Print exactly the lines running from the one that holds "Write the React, TypeScript" through the one that holds "import * as", please, and leave the pictures out.

Data to process
=======

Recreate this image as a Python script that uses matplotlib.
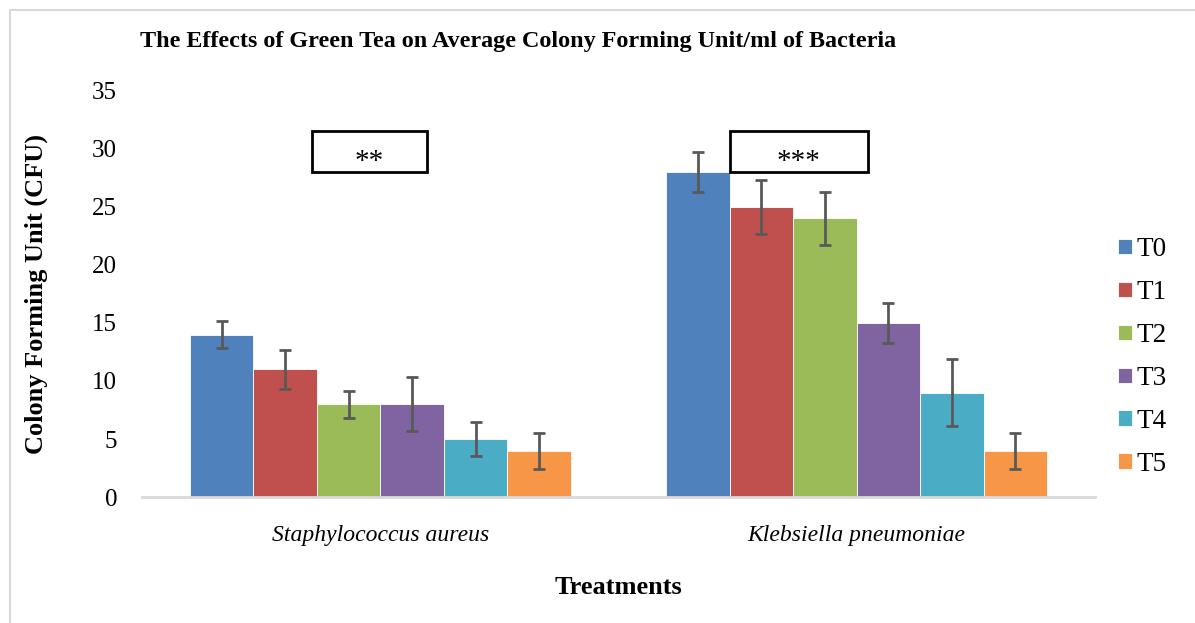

=======

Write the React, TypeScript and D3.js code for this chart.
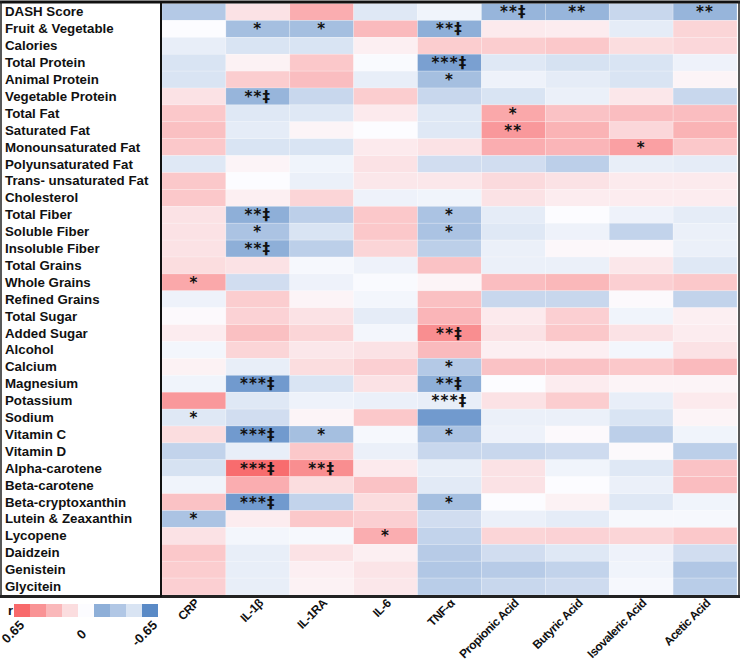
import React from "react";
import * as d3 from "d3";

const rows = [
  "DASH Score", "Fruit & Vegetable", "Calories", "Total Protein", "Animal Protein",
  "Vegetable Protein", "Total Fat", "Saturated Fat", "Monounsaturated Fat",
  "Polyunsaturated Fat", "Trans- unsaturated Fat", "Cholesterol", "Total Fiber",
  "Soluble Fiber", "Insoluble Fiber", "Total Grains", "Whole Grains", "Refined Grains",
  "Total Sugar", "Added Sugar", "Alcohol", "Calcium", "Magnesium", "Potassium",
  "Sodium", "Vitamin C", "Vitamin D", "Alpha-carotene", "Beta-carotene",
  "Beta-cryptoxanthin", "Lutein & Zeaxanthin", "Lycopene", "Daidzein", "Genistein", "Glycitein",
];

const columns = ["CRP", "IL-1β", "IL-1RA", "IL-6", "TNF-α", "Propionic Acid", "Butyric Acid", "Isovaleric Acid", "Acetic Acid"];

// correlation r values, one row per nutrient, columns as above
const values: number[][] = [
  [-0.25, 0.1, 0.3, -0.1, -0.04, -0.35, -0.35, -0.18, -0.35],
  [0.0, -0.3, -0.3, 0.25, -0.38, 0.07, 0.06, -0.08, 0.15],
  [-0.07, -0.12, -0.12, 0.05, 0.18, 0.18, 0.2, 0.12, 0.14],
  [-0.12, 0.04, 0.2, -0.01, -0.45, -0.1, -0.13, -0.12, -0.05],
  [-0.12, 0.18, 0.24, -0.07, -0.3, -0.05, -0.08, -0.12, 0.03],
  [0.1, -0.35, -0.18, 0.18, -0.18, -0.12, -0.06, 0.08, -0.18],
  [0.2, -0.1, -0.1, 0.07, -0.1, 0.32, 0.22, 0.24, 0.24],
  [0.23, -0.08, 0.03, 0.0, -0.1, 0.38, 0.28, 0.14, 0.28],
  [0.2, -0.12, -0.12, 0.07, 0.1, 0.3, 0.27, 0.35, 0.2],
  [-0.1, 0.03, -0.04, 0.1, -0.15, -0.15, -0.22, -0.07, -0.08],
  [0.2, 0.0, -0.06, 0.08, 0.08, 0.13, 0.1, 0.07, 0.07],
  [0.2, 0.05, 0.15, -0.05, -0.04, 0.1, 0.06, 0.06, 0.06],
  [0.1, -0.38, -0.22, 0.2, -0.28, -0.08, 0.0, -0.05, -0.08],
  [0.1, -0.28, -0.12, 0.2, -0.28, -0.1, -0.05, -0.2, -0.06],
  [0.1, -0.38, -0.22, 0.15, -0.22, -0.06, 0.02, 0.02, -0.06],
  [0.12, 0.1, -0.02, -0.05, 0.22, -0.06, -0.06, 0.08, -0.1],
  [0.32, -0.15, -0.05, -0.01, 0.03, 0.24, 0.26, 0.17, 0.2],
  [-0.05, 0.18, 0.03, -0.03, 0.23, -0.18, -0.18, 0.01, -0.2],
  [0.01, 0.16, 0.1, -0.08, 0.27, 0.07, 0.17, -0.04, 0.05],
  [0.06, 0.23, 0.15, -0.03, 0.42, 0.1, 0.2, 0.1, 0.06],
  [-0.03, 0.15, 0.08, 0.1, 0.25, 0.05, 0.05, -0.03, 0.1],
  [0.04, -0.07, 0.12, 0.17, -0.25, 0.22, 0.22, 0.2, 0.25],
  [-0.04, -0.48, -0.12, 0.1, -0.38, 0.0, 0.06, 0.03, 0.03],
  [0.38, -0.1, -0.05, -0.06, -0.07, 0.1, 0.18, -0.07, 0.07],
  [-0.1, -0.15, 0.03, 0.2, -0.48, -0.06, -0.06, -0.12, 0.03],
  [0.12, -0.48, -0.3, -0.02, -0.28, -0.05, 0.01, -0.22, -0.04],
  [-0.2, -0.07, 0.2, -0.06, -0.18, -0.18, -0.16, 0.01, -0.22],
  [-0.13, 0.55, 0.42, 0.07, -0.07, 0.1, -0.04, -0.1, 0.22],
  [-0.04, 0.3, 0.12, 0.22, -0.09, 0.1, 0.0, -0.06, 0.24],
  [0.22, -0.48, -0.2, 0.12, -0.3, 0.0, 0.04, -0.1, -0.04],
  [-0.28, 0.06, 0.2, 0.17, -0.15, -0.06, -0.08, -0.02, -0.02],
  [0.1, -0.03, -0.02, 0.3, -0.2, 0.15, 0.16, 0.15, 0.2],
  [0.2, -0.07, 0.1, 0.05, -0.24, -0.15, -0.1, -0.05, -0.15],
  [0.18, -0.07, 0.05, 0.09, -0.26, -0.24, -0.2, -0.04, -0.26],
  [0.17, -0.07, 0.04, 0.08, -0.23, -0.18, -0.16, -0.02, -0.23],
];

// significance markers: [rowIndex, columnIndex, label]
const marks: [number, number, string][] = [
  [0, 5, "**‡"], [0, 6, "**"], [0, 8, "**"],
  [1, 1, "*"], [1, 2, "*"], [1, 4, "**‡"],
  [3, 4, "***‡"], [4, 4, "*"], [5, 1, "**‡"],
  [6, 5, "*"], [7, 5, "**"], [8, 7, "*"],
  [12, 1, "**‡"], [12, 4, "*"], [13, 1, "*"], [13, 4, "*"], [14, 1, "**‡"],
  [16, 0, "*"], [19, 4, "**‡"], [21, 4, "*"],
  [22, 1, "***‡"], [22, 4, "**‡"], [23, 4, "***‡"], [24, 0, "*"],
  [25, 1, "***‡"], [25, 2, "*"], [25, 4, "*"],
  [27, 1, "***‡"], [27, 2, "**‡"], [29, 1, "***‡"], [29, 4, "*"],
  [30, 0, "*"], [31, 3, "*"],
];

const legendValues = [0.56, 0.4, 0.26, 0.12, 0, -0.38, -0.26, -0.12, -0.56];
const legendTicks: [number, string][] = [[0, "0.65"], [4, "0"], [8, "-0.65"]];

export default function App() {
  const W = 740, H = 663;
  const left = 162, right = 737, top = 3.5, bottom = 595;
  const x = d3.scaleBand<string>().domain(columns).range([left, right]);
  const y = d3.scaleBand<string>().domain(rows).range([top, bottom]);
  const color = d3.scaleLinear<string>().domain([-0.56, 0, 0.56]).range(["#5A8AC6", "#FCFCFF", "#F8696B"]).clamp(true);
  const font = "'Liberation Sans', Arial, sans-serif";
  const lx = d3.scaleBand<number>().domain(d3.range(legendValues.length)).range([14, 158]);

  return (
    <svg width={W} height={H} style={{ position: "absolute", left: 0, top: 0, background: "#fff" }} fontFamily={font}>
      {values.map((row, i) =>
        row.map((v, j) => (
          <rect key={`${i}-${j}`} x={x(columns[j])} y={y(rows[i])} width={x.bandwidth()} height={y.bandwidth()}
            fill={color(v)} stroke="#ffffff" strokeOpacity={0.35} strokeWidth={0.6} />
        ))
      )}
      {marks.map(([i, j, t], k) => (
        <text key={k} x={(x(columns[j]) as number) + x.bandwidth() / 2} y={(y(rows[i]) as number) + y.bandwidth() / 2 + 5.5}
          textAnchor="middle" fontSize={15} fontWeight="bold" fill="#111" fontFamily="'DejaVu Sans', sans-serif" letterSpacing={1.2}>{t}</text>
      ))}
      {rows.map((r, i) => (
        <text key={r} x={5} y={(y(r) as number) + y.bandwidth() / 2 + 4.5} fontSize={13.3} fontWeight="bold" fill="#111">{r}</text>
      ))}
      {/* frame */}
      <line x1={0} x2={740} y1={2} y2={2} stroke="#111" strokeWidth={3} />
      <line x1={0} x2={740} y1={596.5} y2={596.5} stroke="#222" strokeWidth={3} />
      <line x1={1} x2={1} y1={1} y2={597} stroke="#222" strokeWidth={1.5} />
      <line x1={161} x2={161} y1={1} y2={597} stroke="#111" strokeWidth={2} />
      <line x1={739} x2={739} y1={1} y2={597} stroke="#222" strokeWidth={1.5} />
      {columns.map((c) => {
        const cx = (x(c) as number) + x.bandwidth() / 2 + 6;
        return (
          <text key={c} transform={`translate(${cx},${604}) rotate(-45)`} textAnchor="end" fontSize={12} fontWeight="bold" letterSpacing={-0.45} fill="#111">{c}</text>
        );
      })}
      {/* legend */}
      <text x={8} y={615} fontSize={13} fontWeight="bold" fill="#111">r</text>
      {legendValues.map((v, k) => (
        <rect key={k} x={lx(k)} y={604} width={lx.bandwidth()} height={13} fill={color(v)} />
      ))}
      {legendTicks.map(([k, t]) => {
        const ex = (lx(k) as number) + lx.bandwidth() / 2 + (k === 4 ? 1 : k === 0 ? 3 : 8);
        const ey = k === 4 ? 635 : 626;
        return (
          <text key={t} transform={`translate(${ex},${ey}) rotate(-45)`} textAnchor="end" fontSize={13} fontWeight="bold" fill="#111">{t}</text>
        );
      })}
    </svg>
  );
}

=======

Final answer
Write the React, TypeScript and D3.js code for this chart.
import React from "react";
import * as d3 from "d3";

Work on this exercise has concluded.